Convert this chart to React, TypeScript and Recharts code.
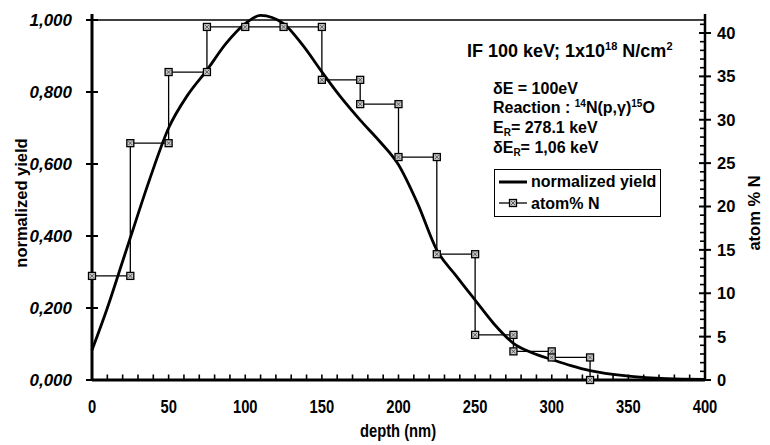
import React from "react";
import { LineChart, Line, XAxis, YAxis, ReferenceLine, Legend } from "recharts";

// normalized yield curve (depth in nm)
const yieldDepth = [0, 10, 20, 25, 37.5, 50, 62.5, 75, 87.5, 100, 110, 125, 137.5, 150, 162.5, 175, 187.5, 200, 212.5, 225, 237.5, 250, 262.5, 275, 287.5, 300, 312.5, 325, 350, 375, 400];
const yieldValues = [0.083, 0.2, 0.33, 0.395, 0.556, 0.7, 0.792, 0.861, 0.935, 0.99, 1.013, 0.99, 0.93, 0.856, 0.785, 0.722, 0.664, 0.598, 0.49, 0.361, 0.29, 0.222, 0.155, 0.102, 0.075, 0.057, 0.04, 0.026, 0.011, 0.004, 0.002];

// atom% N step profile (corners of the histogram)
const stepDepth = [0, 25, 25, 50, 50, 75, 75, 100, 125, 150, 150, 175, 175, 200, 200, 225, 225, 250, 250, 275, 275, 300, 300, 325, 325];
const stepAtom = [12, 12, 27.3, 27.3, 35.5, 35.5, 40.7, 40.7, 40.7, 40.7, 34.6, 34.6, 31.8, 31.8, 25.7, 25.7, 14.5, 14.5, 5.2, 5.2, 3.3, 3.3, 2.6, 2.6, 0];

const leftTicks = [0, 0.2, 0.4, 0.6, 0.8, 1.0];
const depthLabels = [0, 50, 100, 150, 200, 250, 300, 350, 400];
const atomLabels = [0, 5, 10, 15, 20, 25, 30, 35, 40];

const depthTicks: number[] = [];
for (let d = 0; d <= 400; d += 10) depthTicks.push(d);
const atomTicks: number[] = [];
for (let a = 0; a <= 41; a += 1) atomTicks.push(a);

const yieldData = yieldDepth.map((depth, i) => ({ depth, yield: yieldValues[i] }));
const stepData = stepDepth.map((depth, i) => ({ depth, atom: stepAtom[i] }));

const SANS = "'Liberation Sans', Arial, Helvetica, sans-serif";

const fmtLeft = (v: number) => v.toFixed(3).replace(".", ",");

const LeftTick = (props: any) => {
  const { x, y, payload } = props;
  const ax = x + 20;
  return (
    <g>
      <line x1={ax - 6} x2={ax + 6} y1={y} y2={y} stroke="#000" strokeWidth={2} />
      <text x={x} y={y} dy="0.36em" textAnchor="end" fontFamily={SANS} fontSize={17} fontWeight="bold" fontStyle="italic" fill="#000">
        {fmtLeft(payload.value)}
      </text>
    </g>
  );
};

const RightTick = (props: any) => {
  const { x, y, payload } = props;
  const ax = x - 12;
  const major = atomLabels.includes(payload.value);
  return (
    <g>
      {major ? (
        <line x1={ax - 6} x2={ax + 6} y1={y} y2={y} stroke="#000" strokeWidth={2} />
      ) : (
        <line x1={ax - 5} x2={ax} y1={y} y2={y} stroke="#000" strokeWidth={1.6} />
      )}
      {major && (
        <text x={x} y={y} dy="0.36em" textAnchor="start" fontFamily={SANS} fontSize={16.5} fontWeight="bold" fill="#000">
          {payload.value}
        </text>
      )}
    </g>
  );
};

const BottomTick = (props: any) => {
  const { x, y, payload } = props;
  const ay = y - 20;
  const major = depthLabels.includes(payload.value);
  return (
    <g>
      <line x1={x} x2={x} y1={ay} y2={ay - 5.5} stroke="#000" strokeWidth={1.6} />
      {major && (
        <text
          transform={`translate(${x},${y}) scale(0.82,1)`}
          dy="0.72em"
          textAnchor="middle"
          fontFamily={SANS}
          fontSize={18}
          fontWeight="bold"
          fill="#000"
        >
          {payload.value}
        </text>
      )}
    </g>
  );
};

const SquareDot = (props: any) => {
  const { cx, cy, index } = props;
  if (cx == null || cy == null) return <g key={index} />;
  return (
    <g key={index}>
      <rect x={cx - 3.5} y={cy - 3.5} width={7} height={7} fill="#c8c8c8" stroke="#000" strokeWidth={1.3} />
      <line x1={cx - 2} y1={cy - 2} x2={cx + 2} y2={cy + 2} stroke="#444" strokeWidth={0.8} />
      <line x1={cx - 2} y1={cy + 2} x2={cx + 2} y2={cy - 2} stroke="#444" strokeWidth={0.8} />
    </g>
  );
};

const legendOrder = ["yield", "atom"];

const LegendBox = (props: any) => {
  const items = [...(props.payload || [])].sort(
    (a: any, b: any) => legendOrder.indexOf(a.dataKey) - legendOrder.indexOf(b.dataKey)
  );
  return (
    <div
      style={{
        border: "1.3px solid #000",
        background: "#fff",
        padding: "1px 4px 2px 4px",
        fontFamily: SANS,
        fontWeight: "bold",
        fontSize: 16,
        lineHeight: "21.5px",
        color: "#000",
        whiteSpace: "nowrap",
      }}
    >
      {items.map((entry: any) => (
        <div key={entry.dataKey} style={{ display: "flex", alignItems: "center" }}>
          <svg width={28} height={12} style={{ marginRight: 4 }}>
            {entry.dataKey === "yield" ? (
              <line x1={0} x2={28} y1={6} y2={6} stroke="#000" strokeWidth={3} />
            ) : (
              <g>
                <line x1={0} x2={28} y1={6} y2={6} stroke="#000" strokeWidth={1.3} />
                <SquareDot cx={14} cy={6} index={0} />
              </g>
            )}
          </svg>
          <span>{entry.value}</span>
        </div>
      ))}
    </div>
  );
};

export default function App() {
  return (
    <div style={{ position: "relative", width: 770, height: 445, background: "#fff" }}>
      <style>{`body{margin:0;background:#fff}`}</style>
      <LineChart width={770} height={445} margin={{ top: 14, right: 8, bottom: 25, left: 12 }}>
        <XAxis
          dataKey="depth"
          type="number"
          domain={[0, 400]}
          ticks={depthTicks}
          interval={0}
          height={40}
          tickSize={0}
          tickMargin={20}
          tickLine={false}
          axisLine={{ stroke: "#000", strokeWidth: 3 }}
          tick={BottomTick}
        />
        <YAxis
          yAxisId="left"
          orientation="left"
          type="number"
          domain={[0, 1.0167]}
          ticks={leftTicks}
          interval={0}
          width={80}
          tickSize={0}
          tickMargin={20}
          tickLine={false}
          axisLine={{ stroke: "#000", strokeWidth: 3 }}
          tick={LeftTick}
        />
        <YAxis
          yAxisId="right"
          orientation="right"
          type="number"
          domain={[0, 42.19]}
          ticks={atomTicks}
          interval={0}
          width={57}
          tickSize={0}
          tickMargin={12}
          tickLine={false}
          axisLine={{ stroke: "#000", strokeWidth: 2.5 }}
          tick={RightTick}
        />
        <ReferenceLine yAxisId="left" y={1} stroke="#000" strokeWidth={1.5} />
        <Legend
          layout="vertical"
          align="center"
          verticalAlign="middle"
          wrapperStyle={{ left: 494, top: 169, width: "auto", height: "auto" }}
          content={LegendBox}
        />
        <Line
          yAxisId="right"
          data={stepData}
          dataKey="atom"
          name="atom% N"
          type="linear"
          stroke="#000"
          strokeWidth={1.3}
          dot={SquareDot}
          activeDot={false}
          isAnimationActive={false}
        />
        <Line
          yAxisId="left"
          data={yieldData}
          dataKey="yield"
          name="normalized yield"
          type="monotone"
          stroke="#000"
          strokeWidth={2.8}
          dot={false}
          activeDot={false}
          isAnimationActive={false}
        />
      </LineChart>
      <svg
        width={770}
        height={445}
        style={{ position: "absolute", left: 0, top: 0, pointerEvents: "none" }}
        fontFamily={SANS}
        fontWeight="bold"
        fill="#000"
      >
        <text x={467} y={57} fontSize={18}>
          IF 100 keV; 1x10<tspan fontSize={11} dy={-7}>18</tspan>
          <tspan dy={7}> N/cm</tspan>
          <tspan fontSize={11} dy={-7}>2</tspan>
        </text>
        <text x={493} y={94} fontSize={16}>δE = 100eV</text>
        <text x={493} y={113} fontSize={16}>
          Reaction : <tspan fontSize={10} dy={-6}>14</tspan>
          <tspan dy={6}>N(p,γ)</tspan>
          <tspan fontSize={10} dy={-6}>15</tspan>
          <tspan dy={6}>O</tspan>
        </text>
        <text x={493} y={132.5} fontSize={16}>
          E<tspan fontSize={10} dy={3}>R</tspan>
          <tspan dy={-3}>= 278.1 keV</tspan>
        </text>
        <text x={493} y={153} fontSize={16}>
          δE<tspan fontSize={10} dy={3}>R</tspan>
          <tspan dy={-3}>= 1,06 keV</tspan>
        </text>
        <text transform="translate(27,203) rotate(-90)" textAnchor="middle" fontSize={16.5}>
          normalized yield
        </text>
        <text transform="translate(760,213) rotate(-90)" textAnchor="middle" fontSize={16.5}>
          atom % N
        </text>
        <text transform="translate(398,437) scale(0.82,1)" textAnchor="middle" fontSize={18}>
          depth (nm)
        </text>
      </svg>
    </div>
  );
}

— Your objective —
Please restate the material above line by line, exactly, beginning at its first line and ending with the line that contains "YAxis, ReferenceLine, Legend", without any pictures.

— Solution —
Convert this chart to React, TypeScript and Recharts code.
import React from "react";
import { LineChart, Line, XAxis, YAxis, ReferenceLine, Legend } from "recharts";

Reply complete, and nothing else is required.